[Begin GIVEN DATA]

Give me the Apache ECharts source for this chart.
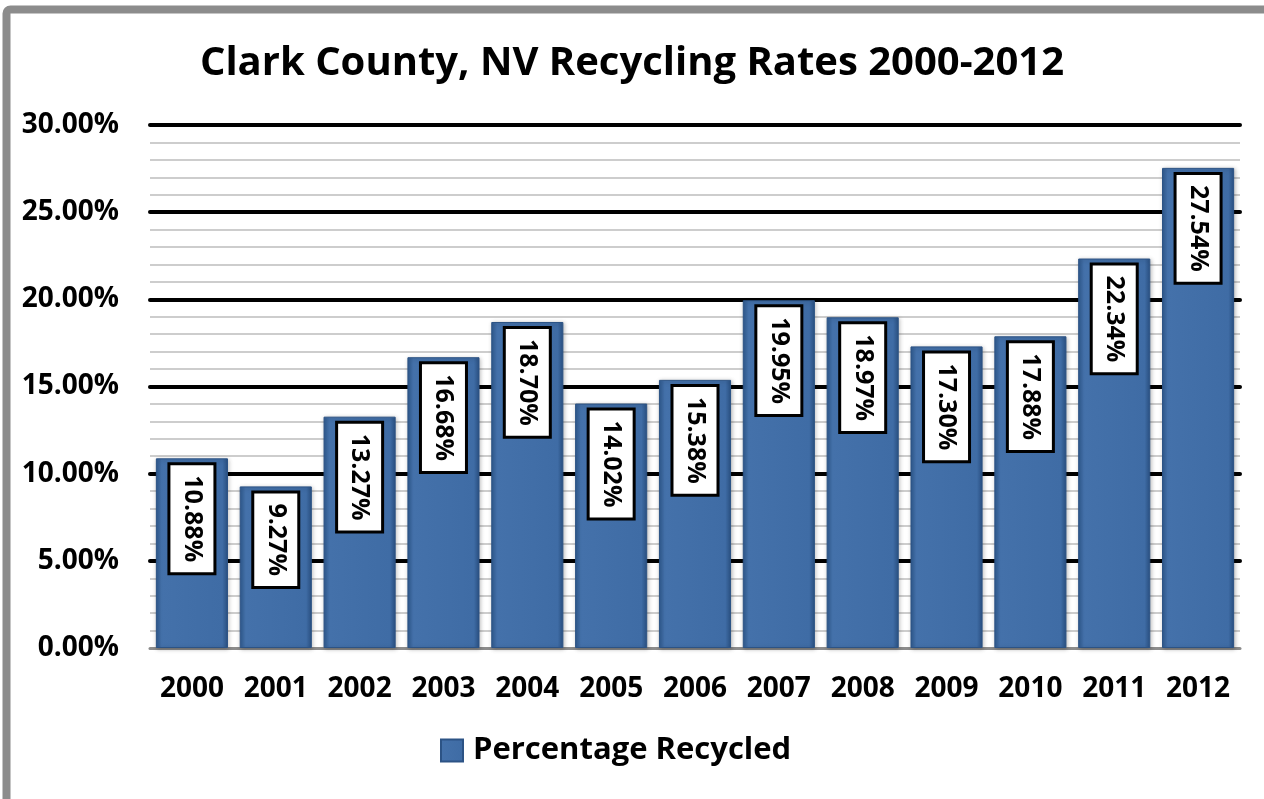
<!DOCTYPE html>
<html>
<head>
<meta charset="utf-8">
<script src="https://cdn.jsdelivr.net/npm/echarts@6/dist/echarts.min.js"></script>
<style>html,body{margin:0;padding:0;background:#fff}#c{width:1264px;height:799px}</style>
</head>
<body>
<div id="c"></div>
<script>
const titleText = 'Clark County, NV Recycling Rates 2000-2012';
const seriesName = 'Percentage Recycled';
const years = ['2000','2001','2002','2003','2004','2005','2006','2007','2008','2009','2010','2011','2012'];
const rates = [0.1088, 0.0927, 0.1327, 0.1668, 0.1870, 0.1402, 0.1538, 0.1995, 0.1897, 0.1730, 0.1788, 0.2234, 0.2754];

const FONT = '"Open Sans", Lato, sans-serif';
const chart = echarts.init(document.getElementById('c'), null, {renderer: 'canvas'});
const barColor = new echarts.graphic.LinearGradient(0, 0, 1, 0, [
  {offset: 0, color: '#2f5a8f'},
  {offset: 0.08, color: '#4471aa'},
  {offset: 0.92, color: '#3f6ca5'},
  {offset: 1, color: '#2a5183'}
]);
chart.setOption({
  animation: false,
  backgroundColor: '#fff',
  graphic: [{
    type: 'rect', z: 100, silent: true,
    shape: {x: 6.5, y: 9.5, width: 1400, height: 1000, r: 4},
    style: {fill: 'none', stroke: '#8c8c8c', lineWidth: 8}
  }],
  title: {
    text: titleText, left: 'center', top: 39,
    textStyle: {fontFamily: FONT, fontWeight: 'bold', fontSize: 40, color: '#000'}
  },
  legend: {
    bottom: 28, left: 435,
    itemWidth: 22, itemHeight: 22, itemGap: 10,
    icon: 'rect',
    textStyle: {fontFamily: FONT, fontWeight: 'bold', fontSize: 31, color: '#000', padding: [0, 0, 0, 5]},
    data: [seriesName]
  },
  grid: {left: 150, right: 24, top: 125, bottom: 151},
  xAxis: {
    type: 'category', data: years,
    axisLine: {show: true, lineStyle: {color: '#8c8c8c', width: 3}},
    axisTick: {show: false},
    axisLabel: {fontFamily: FONT, fontWeight: 'bold', fontSize: 28, color: '#000', margin: 27}
  },
  yAxis: {
    type: 'value', min: 0, max: 0.30, interval: 0.05,
    axisLine: {show: false}, axisTick: {show: false},
    axisLabel: {
      fontFamily: FONT, fontWeight: 'bold', fontSize: 28, color: '#000', margin: 31,
      formatter: v => (v * 100).toFixed(2) + '%'
    },
    splitLine: {show: true, showMinLine: false, lineStyle: {color: '#000', width: 4, cap: 'round'}},
    minorTick: {show: false, splitNumber: 5},
    minorSplitLine: {show: true, lineStyle: {color: '#bdbdbd', width: 1.5}}
  },
  series: [{
    name: seriesName, type: 'bar', data: rates,
    barCategoryGap: '14%',
    itemStyle: {color: barColor, borderColor: '#2c5385', borderWidth: 1,
      shadowColor: 'rgba(0,0,0,0.25)', shadowBlur: 4, shadowOffsetX: 1, shadowOffsetY: 1},
    label: {
      show: true, position: 'insideTop', distance: 7, rotate: -90,
      align: 'left', verticalAlign: 'middle',
      formatter: p => (p.value * 100).toFixed(2) + '%',
      fontFamily: FONT, fontWeight: 'bold', fontSize: 25, color: '#000', lineHeight: 32,
      backgroundColor: '#fff', borderColor: '#000', borderWidth: 3,
      padding: [7, 10, 4, 10]
    }
  }]
});
</script>
</body>
</html>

[End GIVEN DATA]

_DIRECTIONS FOR THIS TASK_
Your task is to restate word for word the lines from the top of the data to the line containing "0.1788, 0.2234, 0.2754];", both ends included, with every picture left out.

_SOLVED EXERCISE_
Give me the Apache ECharts source for this chart.
<!DOCTYPE html>
<html>
<head>
<meta charset="utf-8">
<script src="https://cdn.jsdelivr.net/npm/echarts@6/dist/echarts.min.js"></script>
<style>html,body{margin:0;padding:0;background:#fff}#c{width:1264px;height:799px}</style>
</head>
<body>
<div id="c"></div>
<script>
const titleText = 'Clark County, NV Recycling Rates 2000-2012';
const seriesName = 'Percentage Recycled';
const years = ['2000','2001','2002','2003','2004','2005','2006','2007','2008','2009','2010','2011','2012'];
const rates = [0.1088, 0.0927, 0.1327, 0.1668, 0.1870, 0.1402, 0.1538, 0.1995, 0.1897, 0.1730, 0.1788, 0.2234, 0.2754];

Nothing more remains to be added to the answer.